In special coverage of the southern border of the United States, El American corroborated the seriousness of the border crisis with the number of unaccompanied child migrants who set foot on U.S. soil without knowing where they are going, where their families are, and what will happen to them.
Anthony Cabassa, correspondent for El American, arrived at La Joya in Texas and was able to talk to dozens of migrants who were part of a group of more than 200 people El American counted in four hours. Most of them came from Guatemala and the rest from El Salvador, Honduras, and Venezuela.
Of the large number of migrants Cabassa was able to observe, approximately 50 were unaccompanied child migrants: “Michael, 8 years old, comes from Honduras, he says he doesn’t know where his family is, he says he has an uncle, but he doesn’t know where he is,” he said in his report for El American.
“This is an extremely dangerous journey, especially for minors, but when there is a 100% chance that unaccompanied minors will be ‘accepted’ in the USA and not turned away, this is the end result. Thousands risk their lives in the hope of staying in the country,” the journalist pointed out.
Cabassa explained that there are reports that once in the hands of the authorities, the children spend more than 60 days in detention under strict surveillance due to suicidal threats. There are also allegations that they are given raw or poorly prepared food.
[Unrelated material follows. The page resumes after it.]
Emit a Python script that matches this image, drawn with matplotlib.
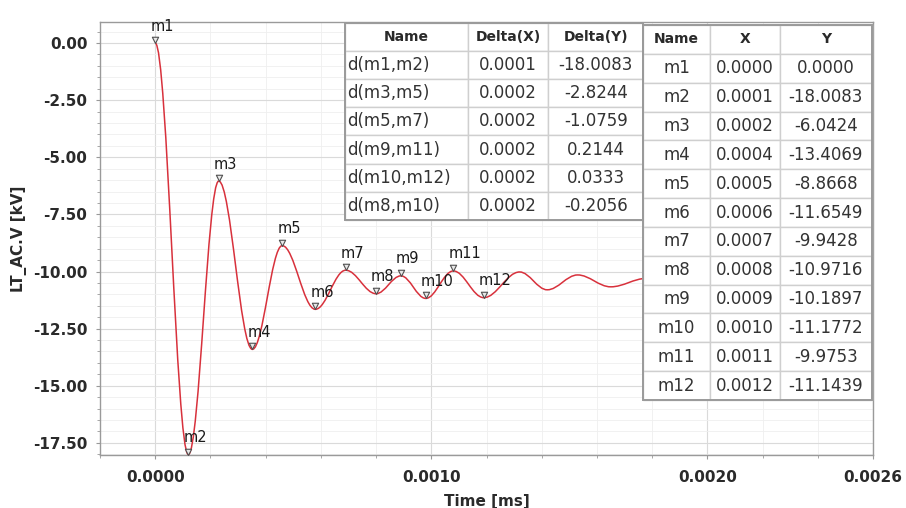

Approximately 14,500 unaccompanied children are under the care of the U.S. Department of Health and Human Services (HHS).
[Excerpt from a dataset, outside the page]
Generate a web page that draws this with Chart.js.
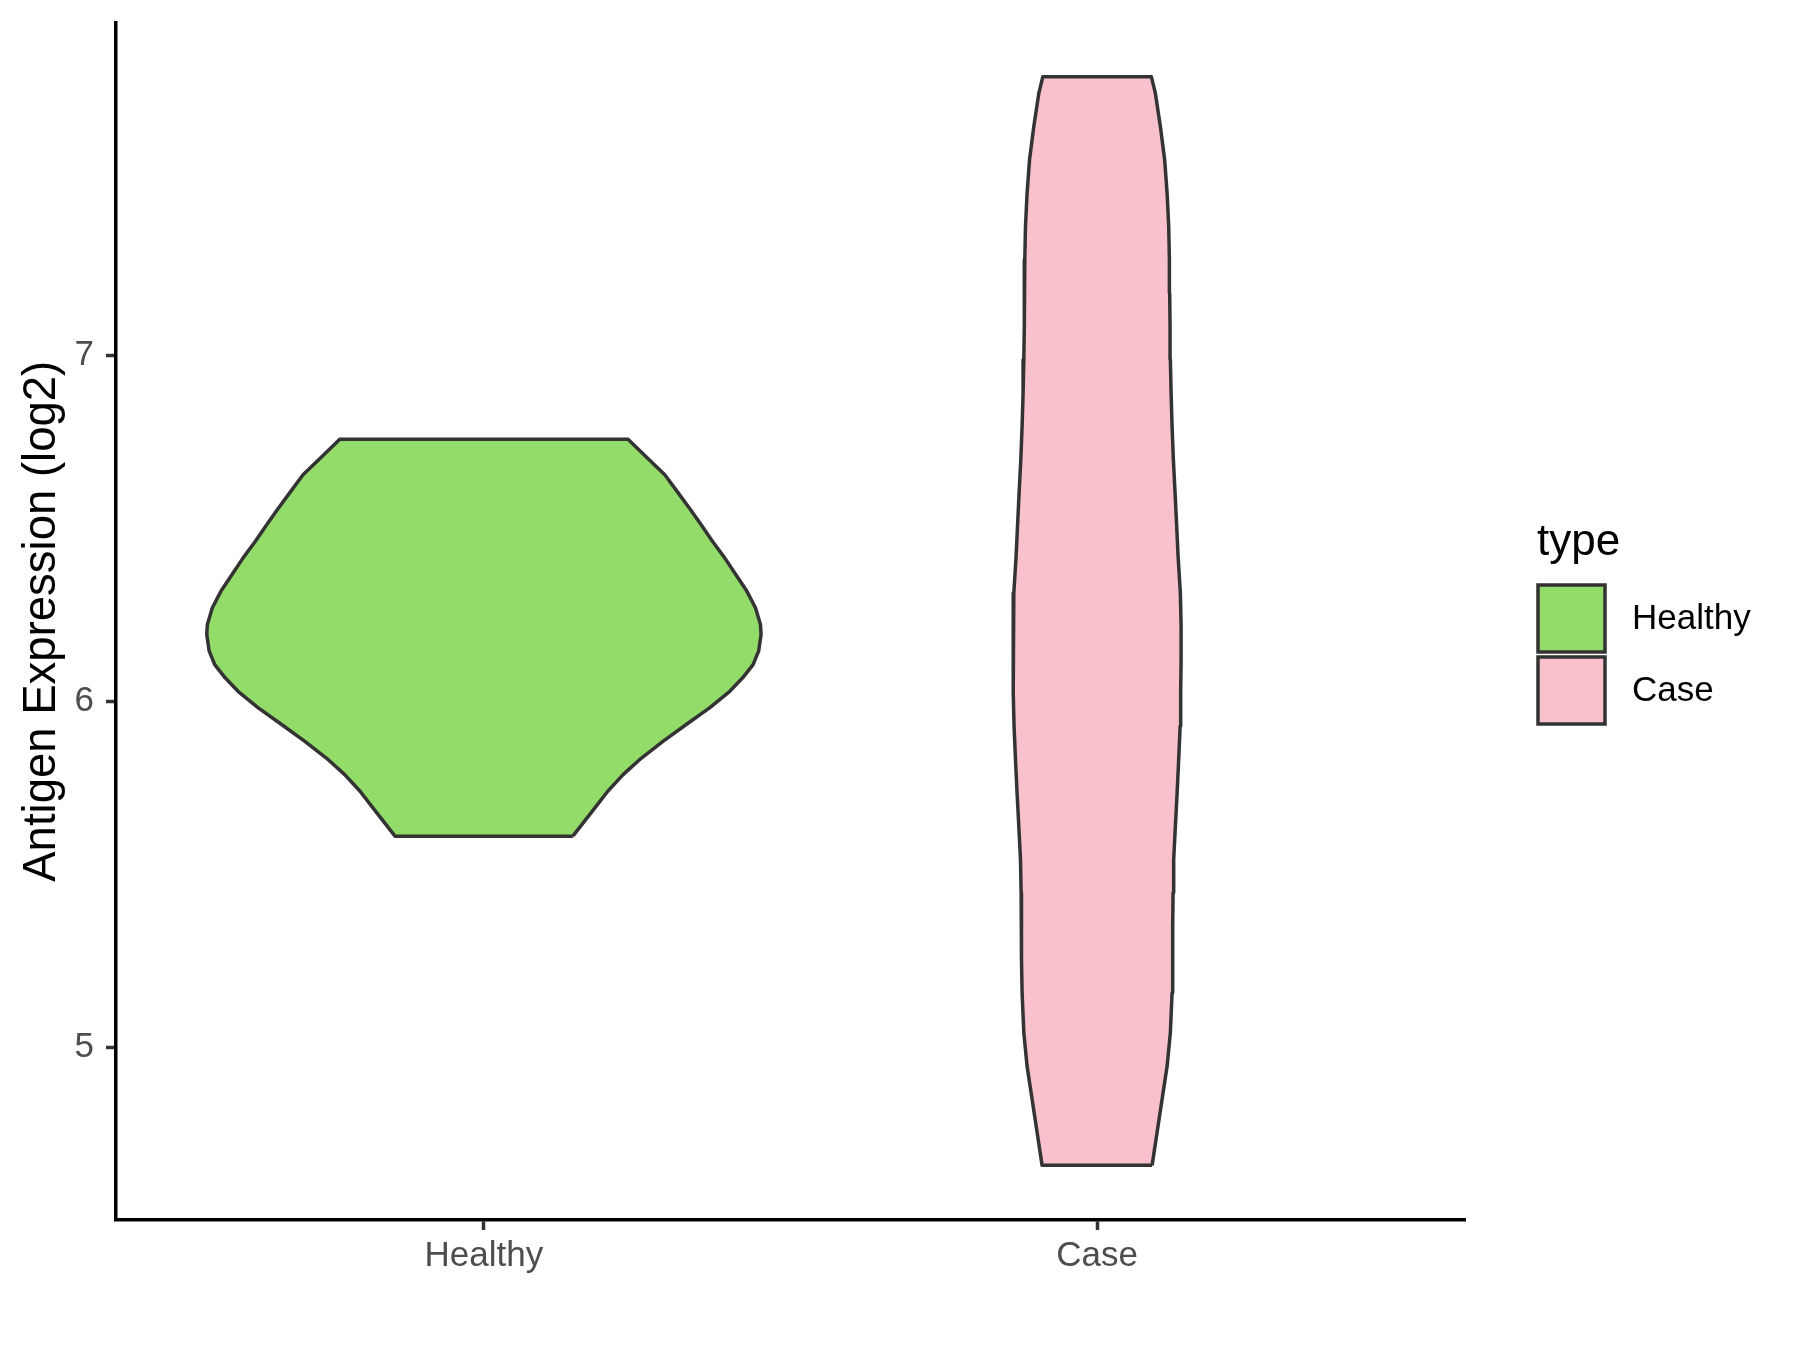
<!DOCTYPE html>
<html>
<head>
<meta charset="utf-8">
<script src="https://cdn.jsdelivr.net/npm/chart.js@4.4.1/dist/chart.umd.min.js"></script>
<style>
  html, body { margin: 0; padding: 0; background: #fff; }
  #wrap { width: 1800px; height: 1350px; }
</style>
</head>
<body>
<div id="wrap"><canvas id="chart" width="1800" height="1350"></canvas></div>
<script>
// categories on the x axis (positions 1 and 2)
const categories = ["Healthy", "Case"];
const yTicks = [5, 6, 7];

// violin outlines: expression level and half width (x units)
const healthyLevels = [5.610, 5.644, 5.692, 5.740, 5.788, 5.836, 5.884, 5.933, 5.981, 6.029, 6.068, 6.106, 6.145,
  6.193, 6.222, 6.270, 6.318, 6.366, 6.414, 6.462, 6.511, 6.559, 6.607, 6.655, 6.703, 6.758];
const healthyHalfWidth = [0.145, 0.160, 0.181, 0.202, 0.227, 0.257, 0.292, 0.330, 0.368, 0.401, 0.422, 0.439, 0.448,
  0.452, 0.451, 0.443, 0.429, 0.411, 0.393, 0.373, 0.354, 0.335, 0.315, 0.295, 0.267, 0.235];

const caseLevels = [4.658, 4.753, 4.849, 4.945, 5.042, 5.157, 5.253, 5.350, 5.446, 5.542, 5.639, 5.735, 5.832, 5.928,
  6.024, 6.121, 6.217, 6.313, 6.419, 6.506, 6.602, 6.699, 6.795, 6.891, 6.988, 7.084, 7.180, 7.277, 7.373, 7.469,
  7.566, 7.662, 7.758, 7.806];
const caseHalfWidth = [0.0897, 0.0978, 0.1060, 0.1142, 0.1195, 0.1223, 0.1233, 0.1233, 0.1239, 0.1249, 0.1277, 0.1305,
  0.1331, 0.1354, 0.1363, 0.1370, 0.1370, 0.1358, 0.1321, 0.1298, 0.1272, 0.1244, 0.1223, 0.1207, 0.1195, 0.1190,
  0.1184, 0.1179, 0.1168, 0.1142, 0.1102, 0.1032, 0.0951, 0.0886];

const fillColors = ["#93DC6A", "#F8C1CC"];
const edgeColor = "#333333";
const FONT = "'Liberation Sans', Arial, sans-serif";

// closed outline: right side bottom->top, then left side top->bottom
function outline(center, levels, halfWidth) {
  const pts = levels.map((y, i) => ({ x: center + halfWidth[i], y }));
  for (let i = levels.length - 1; i >= 0; i--) pts.push({ x: center - halfWidth[i], y: levels[i] });
  pts.push(pts[0]);
  return pts;
}

const violins = [
  outline(1, healthyLevels, healthyHalfWidth),
  outline(2, caseLevels, caseHalfWidth),
];

const legendBox = {
  id: "legendBox",
  afterDraw(chart) {
    const ctx = chart.ctx;
    ctx.save();
    ctx.fillStyle = "#000";
    ctx.font = `44px ${FONT}`;
    ctx.textAlign = "left";
    ctx.textBaseline = "alphabetic";
    ctx.fillText("type", 1537, 555);
    categories.forEach((name, i) => {
      const y = 585 + i * 72;
      ctx.fillStyle = fillColors[i];
      ctx.fillRect(1538, y, 67, 67);
      ctx.lineWidth = 3.5;
      ctx.strokeStyle = edgeColor;
      ctx.strokeRect(1538, y, 67, 67);
      ctx.fillStyle = "#000";
      ctx.font = `35px ${FONT}`;
      ctx.textBaseline = "middle";
      ctx.fillText(name, 1632, y + 34);
    });
    ctx.restore();
  },
};

new Chart(document.getElementById("chart"), {
  type: "scatter",
  data: {
    datasets: categories.map((name, i) => ({
      label: name,
      data: violins[i],
      showLine: true,
      fill: "shape",
      backgroundColor: fillColors[i],
      borderColor: edgeColor,
      borderWidth: 3.5,
      borderJoinStyle: "round",
      pointRadius: 0,
      pointHoverRadius: 0,
      tension: 0,
    })),
  },
  options: {
    responsive: false,
    animation: false,
    layout: { padding: { left: 0, top: 22.5, right: 335, bottom: 0 } },
    plugins: { legend: { display: false }, tooltip: { enabled: false } },
    scales: {
      x: {
        type: "linear",
        min: 0.4,
        max: 2.6,
        afterBuildTicks: s => { s.ticks = [{ value: 1 }, { value: 2 }]; },
        afterFit: s => { s.height = 130; s.paddingLeft = 0; s.paddingRight = 0; },
        ticks: {
          callback: v => categories[v - 1],
          font: { family: FONT, size: 35 },
          color: "#4D4D4D",
          padding: 5,
          maxRotation: 0,
        },
        grid: { drawOnChartArea: false, drawTicks: true, tickLength: 10, tickColor: edgeColor, tickWidth: 3.5 },
        border: { display: true, color: "#000", width: 3.5 },
      },
      y: {
        min: 4.5,
        max: 7.963,
        afterBuildTicks: s => { s.ticks = yTicks.map(v => ({ value: v })); },
        afterFit: s => { s.width = 116; s.paddingTop = 0; s.paddingBottom = 0; },
        ticks: {
          font: { family: FONT, size: 35 },
          color: "#4D4D4D",
          padding: 12,
        },
        grid: { drawOnChartArea: false, drawTicks: true, tickLength: 10, tickColor: edgeColor, tickWidth: 3.5 },
        border: { display: true, color: "#000", width: 3.5 },
        title: {
          display: true,
          text: "Antigen Expression (log2)",
          font: { family: FONT, size: 45.5 },
          color: "#000",
          padding: { top: 15, bottom: 0 },
        },
      },
    },
  },
  plugins: [legendBox],
});
</script>
</body>
</html>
Human rights violations of unaccompanied child migrants reported
A report by El Mundo reinforces the serious conditions found by Cabassa in Texas. According to reports, detained migrant children have described overcrowded conditions, spoiled food, lack of clean clothes, and disorders such as depression.
A BBC investigation revealed through interviews with staff and children held at the Fort Bliss military base camp in El Paso, Texas, testimonies of allegations of sexual abuse, outbreaks of COVID, hunger, and children having to wait for hours to be seen by a doctor when they fall ill.